Your goal:
Please, without the pictures, retype exactly the lines from the start of the material through the line that holds "const yTicks = [0,10,20,30,40,50,60,70,80,90,100];".
-- begin Data --
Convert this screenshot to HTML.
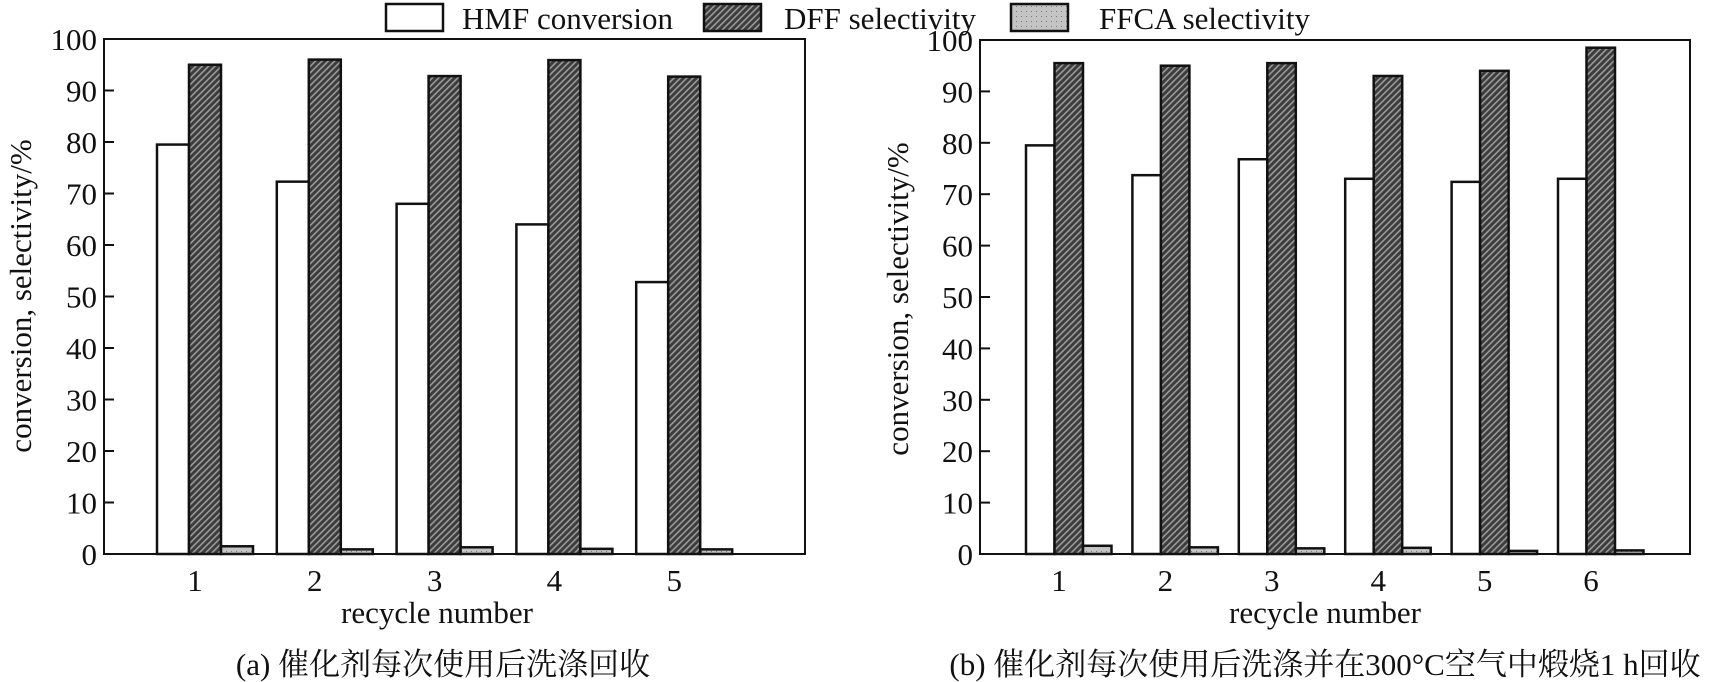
<!DOCTYPE html>
<html><head><meta charset="utf-8"><style>
html,body{margin:0;padding:0;background:#fff;}
svg{display:block;}
text{font-family:"Liberation Serif","Noto Serif CJK SC",serif;fill:#111;}
</style></head><body>
<svg id="chart" width="1713" height="682" viewBox="0 0 1713 682" xmlns="http://www.w3.org/2000/svg">
<defs>
<pattern id="hatch" patternUnits="userSpaceOnUse" width="4.5" height="4.5" patternTransform="rotate(45)">
<rect width="4.5" height="4.5" fill="#3c3c3c"/><rect width="1.6" height="4.5" fill="#9a9a9a"/>
</pattern>
<pattern id="dots" patternUnits="userSpaceOnUse" width="5" height="5">
<rect width="5" height="5" fill="#c4c4c4"/><rect x="1" y="1" width="1" height="1" fill="#777"/>
</pattern>
</defs>
<g>
<rect x="386" y="4" width="57" height="27" fill="#fff" stroke="#111" stroke-width="2.5"/>
<text x="462" y="29" font-size="31">HMF conversion</text>
<rect x="704" y="4" width="57" height="27" fill="url(#hatch)" stroke="#111" stroke-width="2.5"/>
<text x="784" y="29" font-size="31">DFF selectivity</text>
<rect x="1011" y="4" width="57" height="27" fill="url(#dots)" stroke="#111" stroke-width="2.5"/>
<text x="1099" y="29" font-size="31">FFCA selectivity</text>
</g>
</svg>
<script>
const catsA = ["1","2","3","4","5"];
const hmfA = [79.5, 72.3, 68.0, 64.0, 52.8];
const dffA = [95.0, 96.0, 92.8, 95.9, 92.7];
const ffcaA = [1.5, 0.9, 1.3, 1.0, 0.9];
const catsB = ["1","2","3","4","5","6"];
const hmfB = [79.5, 73.7, 76.8, 73.0, 72.4, 73.0];
const dffB = [95.5, 95.0, 95.5, 93.0, 94.0, 98.5];
const ffcaB = [1.6, 1.3, 1.1, 1.2, 0.6, 0.7];
const yTicks = [0,10,20,30,40,50,60,70,80,90,100];

const NS = "http://www.w3.org/2000/svg";
const svg = document.getElementById('chart');
function mk(tag, attrs, parent){
  const e = document.createElementNS(NS, tag);
  for (const k in attrs) e.setAttribute(k, attrs[k]);
  parent.appendChild(e); return e;
}
function panel(cfg){
  const g = mk('g', {}, svg);
  
  
  const y = v => cfg.bottom - (v/100)*(cfg.bottom - cfg.top);
  const gx = i => cfg.start + cfg.step*i;
  cfg.cats.forEach((c,i)=>{
    const x0 = gx(i);
    const series = [[cfg.hmf[i],'#fff','hmf'],[cfg.dff[i],'url(#hatch)','dff'],[cfg.ffca[i],'url(#dots)','ffca']];
    series.forEach((s,j)=>{
      const r = mk('rect', {x:x0 + j*cfg.bw, y:y(s[0]), width:cfg.bw, height:y(0)-y(s[0]), fill:s[1], stroke:'#111', 'stroke-width':2.5}, g);
      
      
    });
    const t = mk('text', {x:x0 + cfg.labOff, y:591, 'font-size':31, 'text-anchor':'middle'}, g);
    
    
    t.textContent = c;
  });
  const f = mk('rect', {x:cfg.left, y:cfg.top, width:cfg.right-cfg.left, height:cfg.bottom-cfg.top, fill:'none', stroke:'#111', 'stroke-width':2}, g);
  
  
  yTicks.forEach(v=>{
    const l = mk('line', {x1:cfg.left, x2:cfg.left+10, y1:y(v), y2:y(v), stroke:'#111', 'stroke-width':2}, g);
    
    
    const t = mk('text', {x:cfg.left-7, y:y(v)+11, 'font-size':31, 'text-anchor':'end'}, g);
    
    
    t.textContent = v;
  });
  const yt = mk('text', {x:0, y:0, 'font-size':31, 'text-anchor':'middle', transform:`translate(${cfg.ytx},${cfg.yty}) rotate(-90)`}, g);
  
  
  yt.textContent = 'conversion, selectivity/%';
  const xt = mk('text', {x:cfg.xtX, y:623, 'font-size':31, 'text-anchor':'middle'}, g);
  
  
  xt.textContent = 'recycle number';
  const cap = mk('text', {x:cfg.capX, y:675, 'font-size':31, 'text-anchor':'middle'}, g);
  
  
  cap.textContent = cfg.caption;
}
panel({id:'panel-a', cats:catsA, hmf:hmfA, dff:dffA, ffca:ffcaA, left:104, right:805, top:39, bottom:554,
  start:157, step:119.8, bw:32, labOff:38, ytx:31, yty:296, xtX:437, capX:443, caption:'(a) 催化剂每次使用后洗涤回收'});
panel({id:'panel-b', cats:catsB, hmf:hmfB, dff:dffB, ffca:ffcaB, left:980, right:1690, top:40, bottom:554,
  start:1026, step:106.4, bw:28.5, labOff:33, ytx:908, yty:299, xtX:1325, capX:1325, caption:'(b) 催化剂每次使用后洗涤并在300°C空气中煅烧1 h回收'});
</script>
</body></html>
-- end Data --
The completed task:
Convert this screenshot to HTML.
<!DOCTYPE html>
<html><head><meta charset="utf-8"><style>
html,body{margin:0;padding:0;background:#fff;}
svg{display:block;}
text{font-family:"Liberation Serif","Noto Serif CJK SC",serif;fill:#111;}
</style></head><body>
<svg id="chart" width="1713" height="682" viewBox="0 0 1713 682" xmlns="http://www.w3.org/2000/svg">
<defs>
<pattern id="hatch" patternUnits="userSpaceOnUse" width="4.5" height="4.5" patternTransform="rotate(45)">
<rect width="4.5" height="4.5" fill="#3c3c3c"/><rect width="1.6" height="4.5" fill="#9a9a9a"/>
</pattern>
<pattern id="dots" patternUnits="userSpaceOnUse" width="5" height="5">
<rect width="5" height="5" fill="#c4c4c4"/><rect x="1" y="1" width="1" height="1" fill="#777"/>
</pattern>
</defs>
<g>
<rect x="386" y="4" width="57" height="27" fill="#fff" stroke="#111" stroke-width="2.5"/>
<text x="462" y="29" font-size="31">HMF conversion</text>
<rect x="704" y="4" width="57" height="27" fill="url(#hatch)" stroke="#111" stroke-width="2.5"/>
<text x="784" y="29" font-size="31">DFF selectivity</text>
<rect x="1011" y="4" width="57" height="27" fill="url(#dots)" stroke="#111" stroke-width="2.5"/>
<text x="1099" y="29" font-size="31">FFCA selectivity</text>
</g>
</svg>
<script>
const catsA = ["1","2","3","4","5"];
const hmfA = [79.5, 72.3, 68.0, 64.0, 52.8];
const dffA = [95.0, 96.0, 92.8, 95.9, 92.7];
const ffcaA = [1.5, 0.9, 1.3, 1.0, 0.9];
const catsB = ["1","2","3","4","5","6"];
const hmfB = [79.5, 73.7, 76.8, 73.0, 72.4, 73.0];
const dffB = [95.5, 95.0, 95.5, 93.0, 94.0, 98.5];
const ffcaB = [1.6, 1.3, 1.1, 1.2, 0.6, 0.7];
const yTicks = [0,10,20,30,40,50,60,70,80,90,100];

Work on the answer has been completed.